Big Ben chimes midnight, my pale ballet slippers slap the pavement. There are shadows on the twisty-turny cobbles, dim lamplight, the smell of hot streets and alchemy.
iii
We are home on John Islip Street and climb the steps to the reception of our building, mute with tiredness. It is always hotel-quiet here, a steadfast-ship, the heat from the engine room creaking through the radiators even in mid-summer, flowers on the console table of every landing. The porters wish you a good evening, nod good night, good morning (with a wink). I would quite like to move in here myself, I think – I love that you can take them your shirts and, for £1.60, they will wash, starch, press and deliver them back to your door within 12 hours. I love the plush red-carpeted corridors, the smell of wood polish, taking the lift to the eleventh floor and lying in bed side-on to the skyline, watching the lights twinkle and go out across London.

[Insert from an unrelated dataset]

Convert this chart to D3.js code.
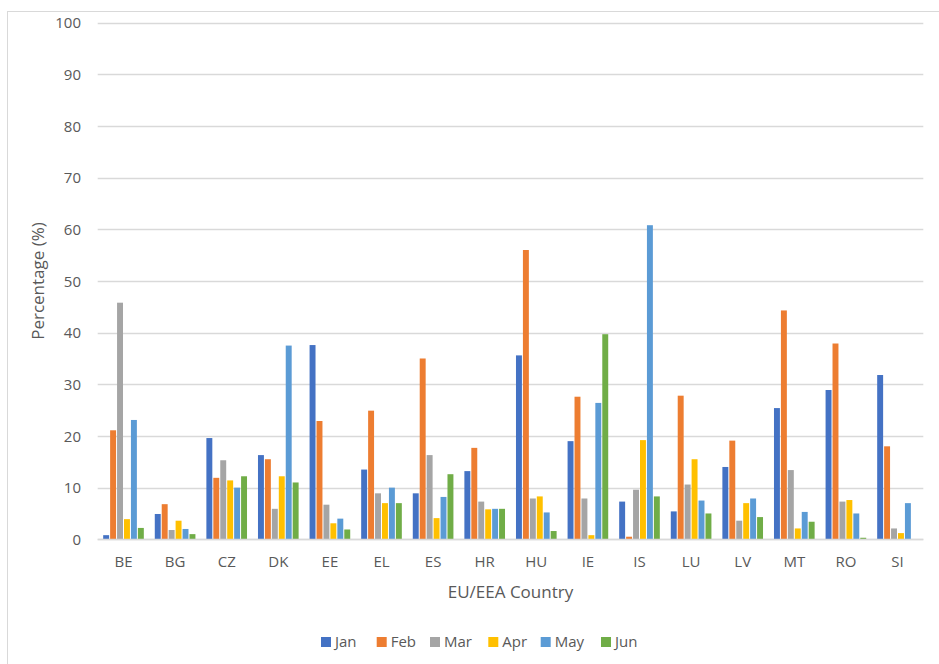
<!DOCTYPE html>
<html>
<head>
<meta charset="utf-8">
<script src="https://cdn.jsdelivr.net/npm/d3@7"></script>
<style>
  html, body { margin: 0; padding: 0; background: #fff; }
  svg { display: block; font-family: "Open Sans", "Liberation Sans", sans-serif; }
</style>
</head>
<body>
<svg id="chart" width="939" height="664"></svg>
<script>
const countries = ["BE","BG","CZ","DK","EE","EL","ES","HR","HU","IE","IS","LU","LV","MT","RO","SI"];
const months = ["Jan","Feb","Mar","Apr","May","Jun"];
const jan = [0.8, 4.9, 19.6, 16.3, 37.6, 13.5, 8.9, 13.2, 35.6, 19.0, 7.3, 5.4, 14.0, 25.4, 28.9, 31.8];
const feb = [21.1, 6.8, 11.9, 15.5, 22.9, 24.9, 35.0, 17.7, 56.0, 27.6, 0.5, 27.8, 19.1, 44.3, 37.9, 18.0];
const mar = [45.8, 1.8, 15.3, 5.9, 6.7, 8.9, 16.3, 7.3, 7.9, 7.9, 9.6, 10.6, 3.6, 13.4, 7.3, 2.1];
const apr = [3.9, 3.6, 11.4, 12.2, 3.1, 7.0, 4.1, 5.8, 8.3, 0.8, 19.2, 15.5, 7.0, 2.1, 7.6, 1.2];
const may = [23.1, 2.0, 10.0, 37.5, 4.0, 10.0, 8.2, 5.9, 5.2, 26.4, 60.8, 7.5, 7.9, 5.3, 5.0, 7.0];
const jun = [2.2, 1.0, 12.2, 11.0, 1.9, 7.0, 12.6, 5.9, 1.6, 39.7, 8.3, 5.0, 4.3, 3.4, 0.3, 0];
const yTicks = [0,10,20,30,40,50,60,70,80,90,100];
const colors = ["#4472C4","#ED7D31","#A5A5A5","#FFC000","#5B9BD5","#70AD47"];
const xTitle = "EU/EEA Country";
const yTitle = "Percentage (%)";

const seriesValues = [jan, feb, mar, apr, may, jun];
const rows = countries.map((c, i) => ({country: c, values: months.map((m, j) => ({month: m, value: seriesValues[j][i], idx: j}))}));

const svg = d3.select("#chart");
const textColor = "#595959";
const gridColor = "#D9D9D9";

// chart frame
svg.append("rect").attr("x", 7.5).attr("y", 11.5).attr("width", 1000).attr("height", 1000)
  .attr("fill", "none").attr("stroke", "#D9D9D9").attr("stroke-width", 1);

const plot = {left: 97.7, right: 923.3, top: 22.7, bottom: 539.3};

const x0 = d3.scaleBand().domain(countries).range([plot.left, plot.right]).paddingInner(0).paddingOuter(0);
const bw = x0.bandwidth();
const gap = bw * 0.193;
const x1 = d3.scaleBand().domain(months).range([gap/2, bw - gap/2]).padding(0);
const y = d3.scaleLinear().domain([0, 100]).range([plot.bottom, plot.top]);

// gridlines
svg.append("g").selectAll("line").data(yTicks).join("line")
  .attr("x1", plot.left).attr("x2", plot.right)
  .attr("y1", d => Math.round(y(d)) + 0.5).attr("y2", d => Math.round(y(d)) + 0.5)
  .attr("stroke", gridColor).attr("stroke-width", 1.3);

// y axis labels
const yAxis = d3.axisLeft(y).tickValues(yTicks).tickSize(0).tickPadding(0);
const gy = svg.append("g").attr("transform", `translate(81,0)`).call(yAxis);
gy.select(".domain").remove();
gy.selectAll("text").attr("fill", textColor).attr("font-size", 15).attr("font-family", "Open Sans").attr("dy", "0.35em");

// bars
const groups = svg.append("g").selectAll("g").data(rows).join("g")
  .attr("transform", d => `translate(${x0(d.country)},0)`);
groups.selectAll("rect").data(d => d.values).join("rect")
  .attr("x", d => x1(d.month) + 0.5)
  .attr("width", x1.bandwidth() - 1)
  .attr("y", d => y(d.value))
  .attr("height", d => y(0) - y(d.value))
  .attr("fill", d => colors[d.idx]);

// x axis line
svg.append("line").attr("x1", plot.left).attr("x2", plot.right)
  .attr("y1", Math.round(y(0)) + 0.5).attr("y2", Math.round(y(0)) + 0.5)
  .attr("stroke", gridColor).attr("stroke-width", 1.3);

// x axis labels
const xAxis = d3.axisBottom(x0).tickSize(0).tickPadding(0);
const gx = svg.append("g").attr("transform", `translate(0,557)`).call(xAxis);
gx.select(".domain").remove();
gx.selectAll("text").attr("fill", textColor).attr("font-size", 15).attr("font-family", "Open Sans").attr("dy", "0.35em").attr("y", 5);

// axis titles
svg.append("text").attr("x", (plot.left + plot.right) / 2).attr("y", 592)
  .attr("text-anchor", "middle").attr("dy", "0.35em")
  .attr("fill", textColor).attr("font-size", 17).text(xTitle);
svg.append("text").attr("transform", `translate(38,${(plot.top + plot.bottom) / 2}) rotate(-90)`)
  .attr("text-anchor", "middle").attr("dy", "0.35em")
  .attr("fill", textColor).attr("font-size", 17).text(yTitle);

// legend
const legendX = [321, 376.7, 430, 488.3, 540.7, 601];
const leg = svg.append("g").selectAll("g").data(months).join("g")
  .attr("transform", (d, i) => `translate(${legendX[i]},642)`);
leg.append("rect").attr("x", 0).attr("y", -5).attr("width", 10).attr("height", 10)
  .attr("fill", (d, i) => colors[i]);
leg.append("text").attr("x", 14).attr("dy", "0.35em").attr("fill", textColor)
  .attr("font-size", 15).text(d => d);
</script>
</body>
</html>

I fall asleep instantly and dream that I am writing letters to the man I am in love with; I write letter after letter until I am old and have a grey chignon. They are not about anything in particular, just iced oranges and a scrap of a poem and how I am currently obsessed by going to North Dakota or Roman food. And then my dream-self pulls on my old boots and walks down a dirt road on a hot night before sunset, eating cannoli siciliani. Such a very good dream.